(J. R. Guzzo, publicado no jornal O Estado de S. Paulo em 18 de janeiro de 2024)
O calamitoso debate que acaba de se ver entre os candidatos à prefeitura da maior, mais rica e mais moderna cidade do Brasil deixou as classes culturais indignadas com as cenas de sarjeta ali exibidas, e com os responsáveis por elas. Condena-se severamente o candidato que deu cadeiradas ao vivo no adversário — ou então defende-se o seu “direito de legítima defesa da honra”, como alegavam antigamente os advogados de defesa dos maridos traídos. Condena-se o candidato que recebeu as cadeiradas, pelos insultos que fez ao opositor. Condena-se os partidos que lançaram um e outro na disputa pela Prefeitura de São Paulo.
Tudo isso é muito razoável, mas deixa de lado o que provavelmente está no coração do problema: como e por que a eleição para escolher o prefeito da cidade tida como a mais civilizada do Brasil foi acabar desse jeito. É isso que São Paulo tem de oferecer aos eleitores — não haveria, entre os 9 milhões de pessoas aptas a votar e receber votos no município, nada um pouco melhor? Tem de haver, pela lei das probabilidades e pela lógica elementar.
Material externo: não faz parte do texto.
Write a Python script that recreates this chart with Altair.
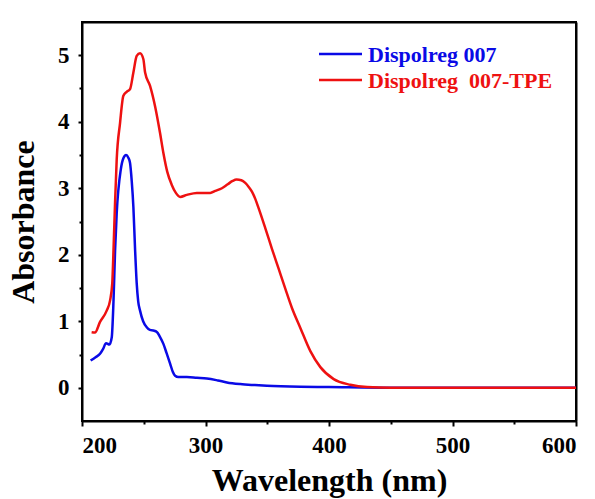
import altair as alt
import pandas as pd

# ---- data ----
blue_name = "Dispolreg 007"
red_name = "Dispolreg\u00a0 007-TPE"

blue_x = [207, 211, 214.6, 217, 219.5, 222.2, 224.1, 225.5, 226.8, 228.1, 231.4, 233.5,
          235.7, 237.5, 238.9, 240.3, 241.6, 243, 244.3, 245.5, 247, 249.5, 252.4, 255,
          257.8, 260.6, 263, 265.9, 268.5, 271.4, 273.5, 275.4, 278, 284.9, 293, 301.1,
          310, 317.3, 328.1, 340, 349.7, 376.8, 400, 450, 600]
blue_y = [0.41, 0.46, 0.51, 0.58, 0.67, 0.65, 0.76, 1.3, 2.07, 2.62, 3.28, 3.45,
          3.50, 3.46, 3.38, 3.1, 2.72, 2.07, 1.57, 1.3, 1.16, 1.0, 0.91, 0.87,
          0.86, 0.84, 0.77, 0.66, 0.52, 0.36, 0.24, 0.18, 0.16, 0.16, 0.15, 0.14,
          0.11, 0.08, 0.055, 0.04, 0.03, 0.015, 0.01, 0.0, 0.0]

red_x = [207.8, 210.5, 214.6, 220, 222.7, 224.5, 225.6, 226.8, 228.1, 230.8, 233.5, 236.2,
         238.9, 241.6, 244.3, 247, 249.7, 251.1, 255.1, 259.2, 263.2, 265.9, 269, 272.7,
         276, 279.5, 284.9, 293, 303.8, 308, 313.3, 318, 322, 325.2, 329, 332.2, 335,
         337.6, 340.3, 343, 348.4, 353.8, 359.2, 364.6, 370, 376.8, 384.9, 393, 403.8,
         417.3, 430.8, 450, 600]
red_y = [0.835, 0.83, 0.99, 1.16, 1.31, 1.57, 2.12, 2.8, 3.43, 3.98, 4.39, 4.45,
         4.49, 4.74, 4.99, 5.03, 4.94, 4.74, 4.54, 4.23, 3.83, 3.53, 3.25, 3.05,
         2.93, 2.87, 2.90, 2.93, 2.93, 2.96, 3.0, 3.06, 3.11, 3.13, 3.12, 3.08, 3.02,
         2.95, 2.84, 2.70, 2.40, 2.09, 1.79, 1.49, 1.2, 0.90, 0.55, 0.31, 0.13,
         0.045, 0.01, 0.0, 0.0]

x_domain = [200, 600]
y_domain = [-0.5, 5.5]
x_major = [200, 300, 400, 500, 600]
x_minor = [250, 350, 450, 550]
y_major = [0, 1, 2, 3, 4, 5]
y_minor = [0.5, 1.5, 2.5, 3.5, 4.5]

series_names = [blue_name, red_name]
series_colors = ["#0a0ae6", "#ee1111"]

FONT = "Liberation Serif"
W, H = 494, 399

df = pd.concat([
    pd.DataFrame({"wl": blue_x, "abs": blue_y, "series": blue_name}),
    pd.DataFrame({"wl": red_x, "abs": red_y, "series": red_name}),
])

xscale = alt.Scale(domain=x_domain, nice=False, zero=False)
yscale = alt.Scale(domain=y_domain, nice=False, zero=False)
cscale = alt.Scale(domain=series_names, range=series_colors)

lines = alt.Chart(df).mark_line(strokeWidth=2.5, interpolate="monotone").encode(
    x=alt.X("wl:Q", scale=xscale,
            axis=alt.Axis(values=x_major, title="Wavelength (nm)", orient="bottom",
                          tickSize=5, labelPadding=8, titleY=69, titleBaseline="alphabetic",
                          format="d")),
    y=alt.Y("abs:Q", scale=yscale,
            axis=alt.Axis(values=y_major, title="Absorbance", orient="left",
                          tickSize=4, labelPadding=9, titleX=-59, titleAngle=270,
                          titleBaseline="middle", format="d")),
    color=alt.Color("series:N", scale=cscale, legend=None),
    detail="series:N",
)

minor = alt.Chart(pd.DataFrame({"wl": [400], "abs": [0]})).mark_point(opacity=0).encode(
    x=alt.X("wl:Q", scale=xscale,
            axis=alt.Axis(values=x_minor, labels=False, title=None, orient="bottom",
                          tickSize=3, domain=False)),
    y=alt.Y("abs:Q", scale=yscale,
            axis=alt.Axis(values=y_minor, labels=False, title=None, orient="left",
                          tickSize=3, domain=False)),
)

# frame: top and right edges as axis domain lines with invisible ticks/labels
frame = alt.Chart(pd.DataFrame({"wl": [400], "abs": [2]})).mark_point(opacity=0).encode(
    x=alt.X("wl:Q", scale=xscale,
            axis=alt.Axis(values=[400], title=None, tickOpacity=0, tickSize=0,
                          labelOpacity=0, labelFontSize=1, domain=True)),
    y=alt.Y("abs:Q", scale=yscale,
            axis=alt.Axis(values=[2], title=None, tickOpacity=0, tickSize=0,
                          labelOpacity=0, labelFontSize=1, domain=True)),
)

leg_df = pd.DataFrame({"name": series_names, "ypix": [32, 58]})
leg_lines = alt.Chart(leg_df).mark_rule(strokeWidth=2.5).encode(
    x=alt.value(237), x2=alt.value(280),
    y=alt.Y("ypix:Q", scale=None),
    color=alt.Color("name:N", scale=cscale, legend=None),
)
leg_text = alt.Chart(leg_df).mark_text(
    align="left", baseline="middle", font=FONT, fontWeight="bold", fontSize=22, dy=1
).encode(
    x=alt.value(286),
    y=alt.Y("ypix:Q", scale=None),
    text="name:N",
    color=alt.Color("name:N", scale=cscale, legend=None),
)

chart = alt.layer(minor, lines, frame, leg_lines, leg_text).resolve_axis(
    x="independent", y="independent"
).properties(
    width=W, height=H,
    autosize=alt.AutoSizeParams(type="none"),
    padding={"left": 82, "top": 22, "right": 19, "bottom": 78},
    background="white",
).configure_view(
    stroke="black", strokeWidth=2
).configure_axis(
    domainColor="black", domainWidth=2, tickColor="black", tickWidth=2,
    labelFont=FONT, labelFontWeight="bold", labelFontSize=23, labelColor="black",
    titleFont=FONT, titleFontWeight="bold", titleFontSize=32, titleColor="black",
    grid=False,
)

chart.save("out.html", embed_options={"renderer": "svg", "actions": False})
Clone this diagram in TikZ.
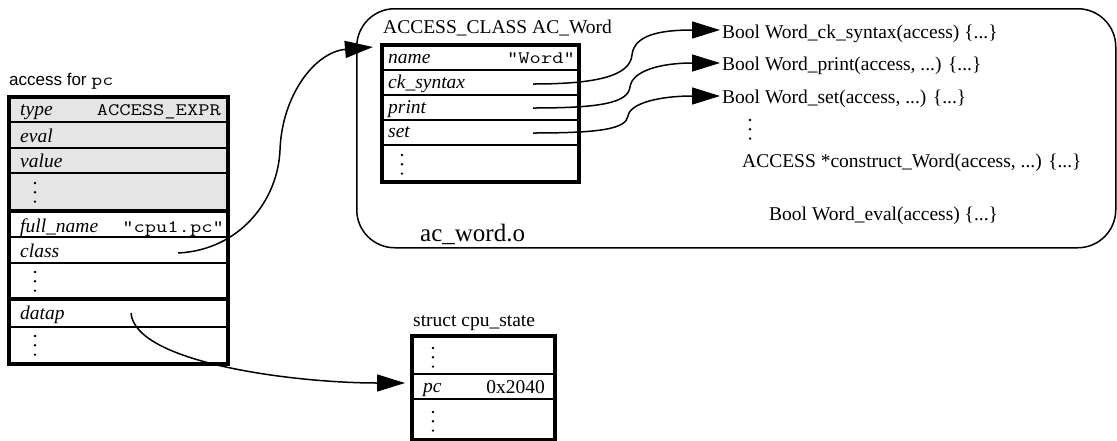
\documentclass[tikz,border=0pt]{standalone}
\usepackage{fontspec}
\setmainfont{Liberation Serif}
\setmonofont{Latin Modern Mono}[FakeStretch=1.25]
\newfontfamily\hsans{Liberation Sans}
\usetikzlibrary{arrows.meta}
\definecolor{cellgray}{RGB}{229,229,229}
\tikzset{
  cell/.style={draw, line width=1.6pt, anchor=north west, inner sep=0pt, outer sep=0pt},
  frame/.style={line width=3.2pt},
  lbl/.style={inner sep=0pt, anchor=base west, font=\fontsize{19.5}{22}\selectfont},
  fld/.style={lbl, font=\fontsize{19.5}{22}\selectfont\itshape},
  val/.style={inner sep=0pt, anchor=base east, font=\ttfamily\fontsize{17.5}{20}\selectfont},
  ptr/.style={line width=1.5pt, -{Triangle[length=28pt,width=17pt]}},
  vdots3/.pic={\fill (0,0) circle (1.35) (0,9.3) circle (1.35) (0,18.6) circle (1.35);}
}
\begin{document}
\begin{tikzpicture}[x=1pt,y=-1pt]
\useasboundingbox (0,0) rectangle (1117,440);

% object module ac_word.o
\node[draw, line width=1.5pt, rounded corners=38pt, anchor=north west, inner sep=0pt,
      minimum width=759pt, minimum height=239pt] (module) at (356,8) {};
\node[lbl, font=\fontsize{25}{28}\selectfont] (modname) at (420,241) {ac\_word.o};

% the access record for pc
\node[inner sep=0pt, anchor=base west] (a-title) at (9,85)
  {\hsans\fontsize{17}{20}\selectfont access for {\ttfamily\fontsize{17}{20}\selectfont pc}};
\node[cell, fill=cellgray, minimum width=219pt, minimum height=25pt] (a-type)  at (9,97)  {};
\node[cell, fill=cellgray, minimum width=219pt, minimum height=26pt] (a-eval)  at (9,122) {};
\node[cell, fill=cellgray, minimum width=219pt, minimum height=25pt] (a-value) at (9,148) {};
\node[cell, fill=cellgray, minimum width=219pt, minimum height=38pt] (a-more1) at (9,173) {};
\node[cell, minimum width=219pt, minimum height=26pt] (a-full)  at (9,211) {};
\node[cell, minimum width=219pt, minimum height=26pt] (a-class) at (9,237) {};
\node[cell, minimum width=219pt, minimum height=36pt] (a-more2) at (9,263) {};
\node[cell, minimum width=219pt, minimum height=28pt] (a-datap) at (9,299) {};
\node[cell, minimum width=219pt, minimum height=37pt] (a-more3) at (9,327) {};
\draw[frame] (a-type.north west) rectangle (a-more3.south east);
\draw[frame] (a-more1.south west) -- (a-more1.south east);
\draw[frame] (a-more2.south west) -- (a-more2.south east);

\node[fld] (t-type)  at (20,115) {type};
\node[val] (v-type)  at (221,115) {ACCESS\_EXPR};
\node[fld] (t-eval)  at (20,142) {eval};
\node[fld] (t-value) at (20,167) {value};
\pic at (35,183) {vdots3};
\node[fld] (t-full)  at (20,232) {full\_name};
\node[val] (v-full)  at (224,232) {"cpu1.pc"};
\node[fld] (t-class) at (20,257) {class};
\pic at (35,272) {vdots3};
\node[fld] (t-datap) at (20,319) {datap};
\pic at (35,336) {vdots3};

% the access class
\node[lbl] (c-title) at (383,33) {ACCESS\_CLASS AC\_Word};
\node[cell, minimum width=197pt, minimum height=25pt] (c-name)  at (382,45)  {};
\node[cell, minimum width=197pt, minimum height=25pt] (c-ck)    at (382,70)  {};
\node[cell, minimum width=197pt, minimum height=25pt] (c-print) at (382,95)  {};
\node[cell, minimum width=197pt, minimum height=25pt] (c-set)   at (382,120) {};
\node[cell, minimum width=197pt, minimum height=37pt] (c-more)  at (382,145) {};
\draw[frame] (c-name.north west) rectangle (c-more.south east);
\node[fld] (t-name)  at (388,63)  {name};
\node[val] (v-name)  at (575,63)  {"Word"};
\node[fld] (t-ck)    at (388,88)  {ck\_syntax};
\node[fld] (t-print) at (388,113) {print};
\node[fld] (t-set)   at (388,137) {set};
\pic at (402,155) {vdots3};

% functions of the module
\node[lbl] (f-ck)    at (722,38)  {Bool Word\_ck\_syntax(access) \{...\}};
\node[lbl] (f-print) at (722,70)  {Bool Word\_print(access, ...) \{...\}};
\node[lbl] (f-set)   at (722,103) {Bool Word\_set(access, ...) \{...\}};
\pic at (750,120) {vdots3};
\node[lbl] (f-cons)  at (742,167) {ACCESS *construct\_Word(access, ...) \{...\}};
\node[lbl] (f-eval)  at (769,220) {Bool Word\_eval(access) \{...\}};

% the cpu state
\node[lbl] (s-title) at (413,326) {struct cpu\_state};
\node[cell, minimum width=143pt, minimum height=38pt] (s-more1) at (412,336) {};
\node[cell, minimum width=143pt, minimum height=25pt] (s-pc)    at (412,374) {};
\node[cell, minimum width=143pt, minimum height=41pt] (s-more2) at (412,399) {};
\draw[frame] (s-more1.north west) rectangle (s-more2.south east);
\pic at (433,348) {vdots3};
\node[fld] (t-pc) at (423,392) {pc};
\node[lbl, anchor=base east] (v-pc) at (545,393) {0x2040};
\pic at (433,412) {vdots3};

% pointers
\coordinate (cls-src) at (178,253);
\coordinate (cls-dst) at ([xshift=-9pt,yshift=-2pt]c-name.north west);
\draw[ptr] (cls-src) .. controls (240,250) and (278,200) .. (280,150)
           .. controls (282,95) and (315,52) .. (cls-dst);

\coordinate (ck-src) at (533,84);
\coordinate (pr-src) at (533,108);
\coordinate (st-src) at (533,133);
\draw[ptr] (ck-src) .. controls +(67,0) and +(-2,20) .. (632,55)
           .. controls +(2,-20) and +(-60,0) .. ([xshift=-2pt,yshift=8pt]f-ck.base west);
\draw[ptr] (pr-src) .. controls +(67,0) and +(-2,16) .. (630,87)
           .. controls +(2,-16) and +(-60,0) .. ([xshift=-2pt,yshift=7pt]f-print.base west);
\draw[ptr] (st-src) .. controls +(67,0) and +(-2,13) .. (628,116)
           .. controls +(2,-13) and +(-60,0) .. ([xshift=-2pt,yshift=7pt]f-set.base west);

\coordinate (dp-src) at (131,313);
\draw[ptr] (dp-src) .. controls +(4,50) and +(-110,0) .. ([xshift=-7pt,yshift=3.5pt]s-pc.west);
\end{tikzpicture}
\end{document}
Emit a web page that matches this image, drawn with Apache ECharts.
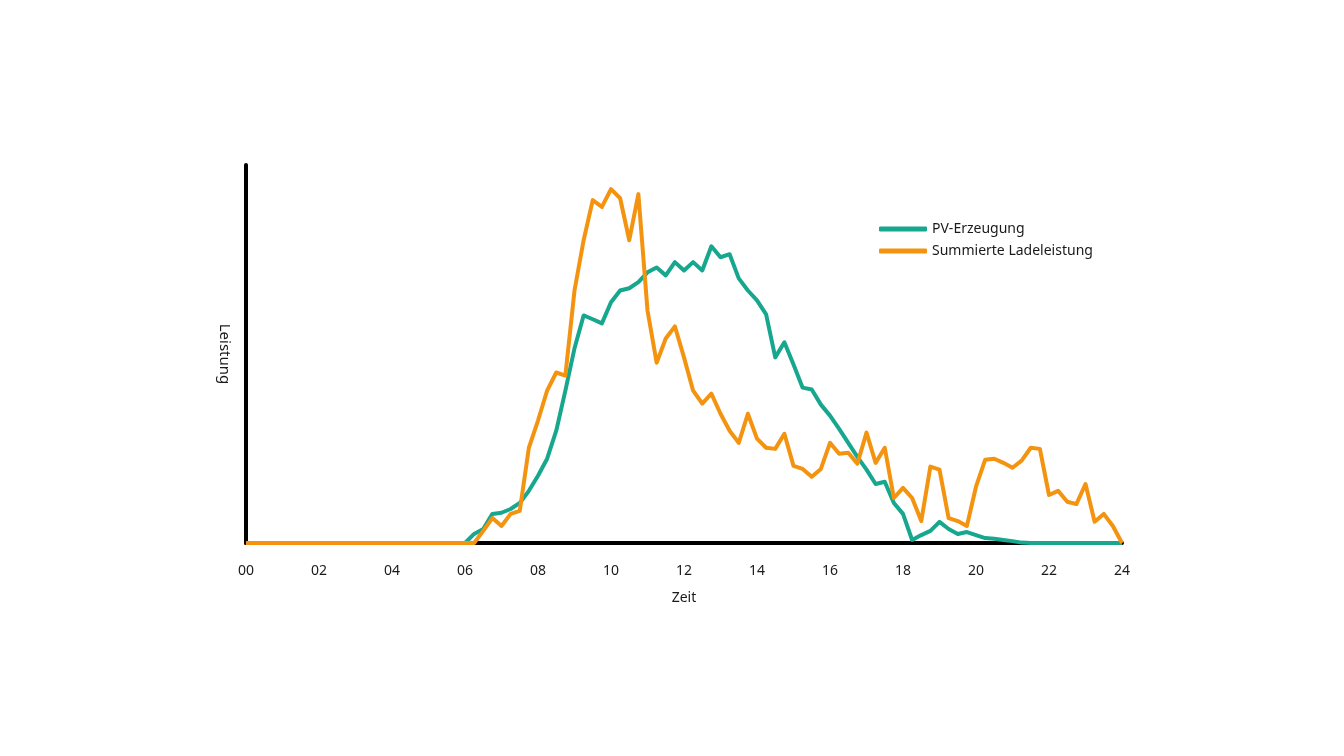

Mas o que se está vendo na vida real é a exaustão absoluta do eleitor com a política “normal”. O que aparece, então, é a política anormal.
Zero por zero, porque não mais um zero — e que não enche a paciência do eleitor com “programas de governo”, “políticas públicas”, “planejamento” e outras mentiras contadas com boa educação? O fato indiscutível é que os candidatos descritos como absurdos só existem porque um número cada vez maior de eleitores não respeita, não se interessa e não acredita nos candidatos “aceitáveis” — os oriundos das estruturas políticas que estão aí. Para resumir a opera: dá para alguém levar a sério uma atividade em que o senador Rodrigo Pacheco, por exemplo, é tido como “importante”?
A Prefeitura de São Paulo é como o restante do Brasil
Nem se fale do resto. Há o chefe de governo que promete combater as queimadas do Brasil em Nova York — denunciando a “crise do clima” como culpada pela incompetência terminal de seu governo no trabalho mínimo de prevenção aos incêndios. Há a clara percepção que o país é governado, nos mais diversos níveis, por fugitivos de uma colônia penal. Há o STF, que proíbe 20 milhões de brasileiros de se expressarem no X — e que devolve aos corruptos confessos os bilhões de reais que pagaram em multas para não serem presos. Há o ministro que assediava mulheres. Há os ministros que usam dinheiro público para construir estradas em suas fazendas.
Por que qualquer dessas coisas, e todas as outras iguais a elas, seria melhor do que as cadeiradas? Por que as mentiras ditas pelos candidatos a prefeito de São Paulo seriam piores que as mentiras ditas pelo presidente da República? Por que tantos eleitores não têm mais nenhuma paciência com os candidatos tidos como “sérios”? O Brasil bem pensante põe a culpa nas deficiências do eleitorado. Só está interessado no seu bem-estar pessoal. Não pensa num “projeto de país”. Fica vendo coisa na internet, em vez de ler e ouvir os analistas políticos. Pode ser. Se for, vai ser preciso importar de fora um outro eleitorado.